* **WRITTEN EXERCISE**:
Copy the data that follows exactly. Include no pictures.
--- SUPPLIED DATA ---
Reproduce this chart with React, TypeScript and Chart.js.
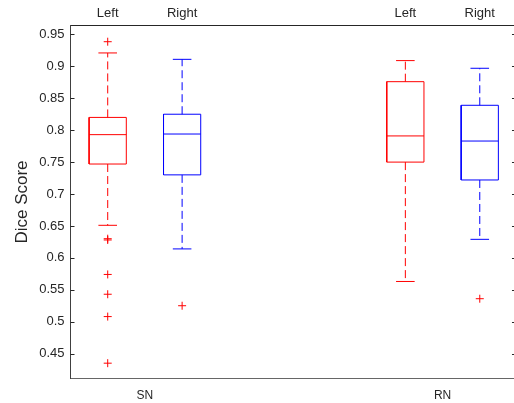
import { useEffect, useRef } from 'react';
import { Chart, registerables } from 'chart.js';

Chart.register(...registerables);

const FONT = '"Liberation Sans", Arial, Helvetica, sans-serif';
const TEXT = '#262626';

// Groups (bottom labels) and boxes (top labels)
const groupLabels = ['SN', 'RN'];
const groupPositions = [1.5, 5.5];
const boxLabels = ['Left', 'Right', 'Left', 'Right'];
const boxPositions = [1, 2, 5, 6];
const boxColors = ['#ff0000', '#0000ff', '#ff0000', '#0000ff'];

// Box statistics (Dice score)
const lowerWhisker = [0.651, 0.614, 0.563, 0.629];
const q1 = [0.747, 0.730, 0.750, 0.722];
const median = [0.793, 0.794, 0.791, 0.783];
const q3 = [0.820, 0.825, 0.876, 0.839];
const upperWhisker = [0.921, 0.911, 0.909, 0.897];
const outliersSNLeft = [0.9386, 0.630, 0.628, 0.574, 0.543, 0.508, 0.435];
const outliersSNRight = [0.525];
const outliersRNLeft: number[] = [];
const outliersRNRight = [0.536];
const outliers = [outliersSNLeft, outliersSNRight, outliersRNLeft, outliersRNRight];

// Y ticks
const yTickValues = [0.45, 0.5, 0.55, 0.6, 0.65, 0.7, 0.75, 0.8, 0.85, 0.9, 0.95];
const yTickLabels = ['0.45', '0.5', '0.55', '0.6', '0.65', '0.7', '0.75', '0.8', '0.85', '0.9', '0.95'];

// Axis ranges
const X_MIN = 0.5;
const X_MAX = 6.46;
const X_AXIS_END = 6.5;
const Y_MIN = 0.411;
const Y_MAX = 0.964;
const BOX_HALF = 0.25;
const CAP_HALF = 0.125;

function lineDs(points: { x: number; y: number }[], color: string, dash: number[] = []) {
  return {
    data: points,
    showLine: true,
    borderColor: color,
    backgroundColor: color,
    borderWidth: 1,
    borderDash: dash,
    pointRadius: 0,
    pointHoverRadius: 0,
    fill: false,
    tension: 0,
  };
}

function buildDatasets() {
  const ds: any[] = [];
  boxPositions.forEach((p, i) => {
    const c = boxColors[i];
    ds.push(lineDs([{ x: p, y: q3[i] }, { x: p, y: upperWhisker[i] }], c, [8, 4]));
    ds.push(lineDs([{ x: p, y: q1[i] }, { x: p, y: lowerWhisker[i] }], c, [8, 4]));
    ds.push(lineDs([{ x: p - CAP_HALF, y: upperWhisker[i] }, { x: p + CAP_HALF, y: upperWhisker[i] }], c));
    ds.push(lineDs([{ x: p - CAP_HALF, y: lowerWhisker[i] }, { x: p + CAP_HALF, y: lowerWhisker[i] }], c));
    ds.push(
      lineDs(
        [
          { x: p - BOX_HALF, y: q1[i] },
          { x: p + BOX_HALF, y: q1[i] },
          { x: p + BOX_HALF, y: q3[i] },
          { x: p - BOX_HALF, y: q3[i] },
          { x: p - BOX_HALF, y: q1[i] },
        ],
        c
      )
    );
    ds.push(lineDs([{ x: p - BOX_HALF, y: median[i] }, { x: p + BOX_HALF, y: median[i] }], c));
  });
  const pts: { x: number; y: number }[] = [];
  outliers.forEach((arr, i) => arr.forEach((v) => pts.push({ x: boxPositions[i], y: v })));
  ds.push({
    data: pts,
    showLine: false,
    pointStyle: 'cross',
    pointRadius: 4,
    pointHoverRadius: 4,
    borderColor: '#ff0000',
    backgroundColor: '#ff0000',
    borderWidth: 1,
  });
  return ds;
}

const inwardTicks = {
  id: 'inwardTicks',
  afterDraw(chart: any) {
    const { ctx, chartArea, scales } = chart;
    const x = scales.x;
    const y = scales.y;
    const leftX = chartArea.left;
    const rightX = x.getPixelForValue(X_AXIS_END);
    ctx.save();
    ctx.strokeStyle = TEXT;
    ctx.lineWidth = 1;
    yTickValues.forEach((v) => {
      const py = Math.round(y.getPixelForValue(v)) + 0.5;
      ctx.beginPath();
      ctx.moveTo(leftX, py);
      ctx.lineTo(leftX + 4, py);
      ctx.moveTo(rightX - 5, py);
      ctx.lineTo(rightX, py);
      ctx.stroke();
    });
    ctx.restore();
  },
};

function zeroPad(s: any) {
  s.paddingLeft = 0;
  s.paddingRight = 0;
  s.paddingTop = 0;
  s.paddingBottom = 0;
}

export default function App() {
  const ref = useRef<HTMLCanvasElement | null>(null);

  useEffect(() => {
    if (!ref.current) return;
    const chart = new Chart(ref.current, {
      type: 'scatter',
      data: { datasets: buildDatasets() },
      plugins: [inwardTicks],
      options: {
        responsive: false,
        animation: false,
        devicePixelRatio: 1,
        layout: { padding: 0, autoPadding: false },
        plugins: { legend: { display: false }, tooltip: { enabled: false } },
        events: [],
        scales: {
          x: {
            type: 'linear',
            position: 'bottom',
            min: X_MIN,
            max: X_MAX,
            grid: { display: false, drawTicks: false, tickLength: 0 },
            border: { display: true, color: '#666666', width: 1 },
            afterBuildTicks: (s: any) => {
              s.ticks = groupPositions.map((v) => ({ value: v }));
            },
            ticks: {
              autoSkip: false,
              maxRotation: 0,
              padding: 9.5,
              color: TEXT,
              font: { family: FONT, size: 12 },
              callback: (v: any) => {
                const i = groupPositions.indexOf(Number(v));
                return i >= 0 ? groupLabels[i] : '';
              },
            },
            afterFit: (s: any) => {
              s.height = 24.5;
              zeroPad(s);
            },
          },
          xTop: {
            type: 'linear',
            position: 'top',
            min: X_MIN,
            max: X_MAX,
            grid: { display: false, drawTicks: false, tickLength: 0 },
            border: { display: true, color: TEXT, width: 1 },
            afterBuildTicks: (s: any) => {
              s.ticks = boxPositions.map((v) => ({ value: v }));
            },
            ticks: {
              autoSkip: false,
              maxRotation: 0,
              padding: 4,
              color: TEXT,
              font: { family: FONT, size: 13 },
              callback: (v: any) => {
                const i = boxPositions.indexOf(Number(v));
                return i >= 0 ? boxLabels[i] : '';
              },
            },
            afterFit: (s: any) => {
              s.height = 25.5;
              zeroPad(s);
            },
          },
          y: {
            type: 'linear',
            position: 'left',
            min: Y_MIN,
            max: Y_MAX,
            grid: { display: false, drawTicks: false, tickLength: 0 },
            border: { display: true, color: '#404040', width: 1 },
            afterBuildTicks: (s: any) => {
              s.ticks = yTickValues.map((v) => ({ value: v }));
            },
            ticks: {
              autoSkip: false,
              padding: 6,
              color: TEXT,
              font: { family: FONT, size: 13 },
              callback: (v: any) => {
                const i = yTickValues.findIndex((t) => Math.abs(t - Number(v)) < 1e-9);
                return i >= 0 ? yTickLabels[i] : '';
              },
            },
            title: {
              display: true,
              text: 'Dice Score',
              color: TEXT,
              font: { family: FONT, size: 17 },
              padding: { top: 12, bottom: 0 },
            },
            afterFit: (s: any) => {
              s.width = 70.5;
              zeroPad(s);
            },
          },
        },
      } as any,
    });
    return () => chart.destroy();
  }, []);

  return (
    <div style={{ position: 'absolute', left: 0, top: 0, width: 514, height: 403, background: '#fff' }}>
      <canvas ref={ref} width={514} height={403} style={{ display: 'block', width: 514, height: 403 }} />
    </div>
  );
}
---
* **TASK OUTPUT**:
Reproduce this chart with React, TypeScript and Chart.js.
import { useEffect, useRef } from 'react';
import { Chart, registerables } from 'chart.js';

Chart.register(...registerables);

const FONT = '"Liberation Sans", Arial, Helvetica, sans-serif';
const TEXT = '#262626';

// Groups (bottom labels) and boxes (top labels)
const groupLabels = ['SN', 'RN'];
const groupPositions = [1.5, 5.5];
const boxLabels = ['Left', 'Right', 'Left', 'Right'];
const boxPositions = [1, 2, 5, 6];
const boxColors = ['#ff0000', '#0000ff', '#ff0000', '#0000ff'];

// Box statistics (Dice score)
const lowerWhisker = [0.651, 0.614, 0.563, 0.629];
const q1 = [0.747, 0.730, 0.750, 0.722];
const median = [0.793, 0.794, 0.791, 0.783];
const q3 = [0.820, 0.825, 0.876, 0.839];
const upperWhisker = [0.921, 0.911, 0.909, 0.897];
const outliersSNLeft = [0.9386, 0.630, 0.628, 0.574, 0.543, 0.508, 0.435];
const outliersSNRight = [0.525];
const outliersRNLeft: number[] = [];
const outliersRNRight = [0.536];
const outliers = [outliersSNLeft, outliersSNRight, outliersRNLeft, outliersRNRight];

// Y ticks
const yTickValues = [0.45, 0.5, 0.55, 0.6, 0.65, 0.7, 0.75, 0.8, 0.85, 0.9, 0.95];
const yTickLabels = ['0.45', '0.5', '0.55', '0.6', '0.65', '0.7', '0.75', '0.8', '0.85', '0.9', '0.95'];

// Axis ranges
const X_MIN = 0.5;
const X_MAX = 6.46;
const X_AXIS_END = 6.5;
const Y_MIN = 0.411;
const Y_MAX = 0.964;
const BOX_HALF = 0.25;
const CAP_HALF = 0.125;

function lineDs(points: { x: number; y: number }[], color: string, dash: number[] = []) {
  return {
    data: points,
    showLine: true,
    borderColor: color,
    backgroundColor: color,
    borderWidth: 1,
    borderDash: dash,
    pointRadius: 0,
    pointHoverRadius: 0,
    fill: false,
    tension: 0,
  };
}

function buildDatasets() {
  const ds: any[] = [];
  boxPositions.forEach((p, i) => {
    const c = boxColors[i];
    ds.push(lineDs([{ x: p, y: q3[i] }, { x: p, y: upperWhisker[i] }], c, [8, 4]));
    ds.push(lineDs([{ x: p, y: q1[i] }, { x: p, y: lowerWhisker[i] }], c, [8, 4]));
    ds.push(lineDs([{ x: p - CAP_HALF, y: upperWhisker[i] }, { x: p + CAP_HALF, y: upperWhisker[i] }], c));
    ds.push(lineDs([{ x: p - CAP_HALF, y: lowerWhisker[i] }, { x: p + CAP_HALF, y: lowerWhisker[i] }], c));
    ds.push(
      lineDs(
        [
          { x: p - BOX_HALF, y: q1[i] },
          { x: p + BOX_HALF, y: q1[i] },
          { x: p + BOX_HALF, y: q3[i] },
          { x: p - BOX_HALF, y: q3[i] },
          { x: p - BOX_HALF, y: q1[i] },
        ],
        c
      )
    );
    ds.push(lineDs([{ x: p - BOX_HALF, y: median[i] }, { x: p + BOX_HALF, y: median[i] }], c));
  });
  const pts: { x: number; y: number }[] = [];
  outliers.forEach((arr, i) => arr.forEach((v) => pts.push({ x: boxPositions[i], y: v })));
  ds.push({
    data: pts,
    showLine: false,
    pointStyle: 'cross',
    pointRadius: 4,
    pointHoverRadius: 4,
    borderColor: '#ff0000',
    backgroundColor: '#ff0000',
    borderWidth: 1,
  });
  return ds;
}

const inwardTicks = {
  id: 'inwardTicks',
  afterDraw(chart: any) {
    const { ctx, chartArea, scales } = chart;
    const x = scales.x;
    const y = scales.y;
    const leftX = chartArea.left;
    const rightX = x.getPixelForValue(X_AXIS_END);
    ctx.save();
    ctx.strokeStyle = TEXT;
    ctx.lineWidth = 1;
    yTickValues.forEach((v) => {
      const py = Math.round(y.getPixelForValue(v)) + 0.5;
      ctx.beginPath();
      ctx.moveTo(leftX, py);
      ctx.lineTo(leftX + 4, py);
      ctx.moveTo(rightX - 5, py);
      ctx.lineTo(rightX, py);
      ctx.stroke();
    });
    ctx.restore();
  },
};

function zeroPad(s: any) {
  s.paddingLeft = 0;
  s.paddingRight = 0;
  s.paddingTop = 0;
  s.paddingBottom = 0;
}

export default function App() {
  const ref = useRef<HTMLCanvasElement | null>(null);

  useEffect(() => {
    if (!ref.current) return;
    const chart = new Chart(ref.current, {
      type: 'scatter',
      data: { datasets: buildDatasets() },
      plugins: [inwardTicks],
      options: {
        responsive: false,
        animation: false,
        devicePixelRatio: 1,
        layout: { padding: 0, autoPadding: false },
        plugins: { legend: { display: false }, tooltip: { enabled: false } },
        events: [],
        scales: {
          x: {
            type: 'linear',
            position: 'bottom',
            min: X_MIN,
            max: X_MAX,
            grid: { display: false, drawTicks: false, tickLength: 0 },
            border: { display: true, color: '#666666', width: 1 },
            afterBuildTicks: (s: any) => {
              s.ticks = groupPositions.map((v) => ({ value: v }));
            },
            ticks: {
              autoSkip: false,
              maxRotation: 0,
              padding: 9.5,
              color: TEXT,
              font: { family: FONT, size: 12 },
              callback: (v: any) => {
                const i = groupPositions.indexOf(Number(v));
                return i >= 0 ? groupLabels[i] : '';
              },
            },
            afterFit: (s: any) => {
              s.height = 24.5;
              zeroPad(s);
            },
          },
          xTop: {
            type: 'linear',
            position: 'top',
            min: X_MIN,
            max: X_MAX,
            grid: { display: false, drawTicks: false, tickLength: 0 },
            border: { display: true, color: TEXT, width: 1 },
            afterBuildTicks: (s: any) => {
              s.ticks = boxPositions.map((v) => ({ value: v }));
            },
            ticks: {
              autoSkip: false,
              maxRotation: 0,
              padding: 4,
              color: TEXT,
              font: { family: FONT, size: 13 },
              callback: (v: any) => {
                const i = boxPositions.indexOf(Number(v));
                return i >= 0 ? boxLabels[i] : '';
              },
            },
            afterFit: (s: any) => {
              s.height = 25.5;
              zeroPad(s);
            },
          },
          y: {
            type: 'linear',
            position: 'left',
            min: Y_MIN,
            max: Y_MAX,
            grid: { display: false, drawTicks: false, tickLength: 0 },
            border: { display: true, color: '#404040', width: 1 },
            afterBuildTicks: (s: any) => {
              s.ticks = yTickValues.map((v) => ({ value: v }));
            },
            ticks: {
              autoSkip: false,
              padding: 6,
              color: TEXT,
              font: { family: FONT, size: 13 },
              callback: (v: any) => {
                const i = yTickValues.findIndex((t) => Math.abs(t - Number(v)) < 1e-9);
                return i >= 0 ? yTickLabels[i] : '';
              },
            },
            title: {
              display: true,
              text: 'Dice Score',
              color: TEXT,
              font: { family: FONT, size: 17 },
              padding: { top: 12, bottom: 0 },
            },
            afterFit: (s: any) => {
              s.width = 70.5;
              zeroPad(s);
            },
          },
        },
      } as any,
    });
    return () => chart.destroy();
  }, []);

  return (
    <div style={{ position: 'absolute', left: 0, top: 0, width: 514, height: 403, background: '#fff' }}>
      <canvas ref={ref} width={514} height={403} style={{ display: 'block', width: 514, height: 403 }} />
    </div>
  );
}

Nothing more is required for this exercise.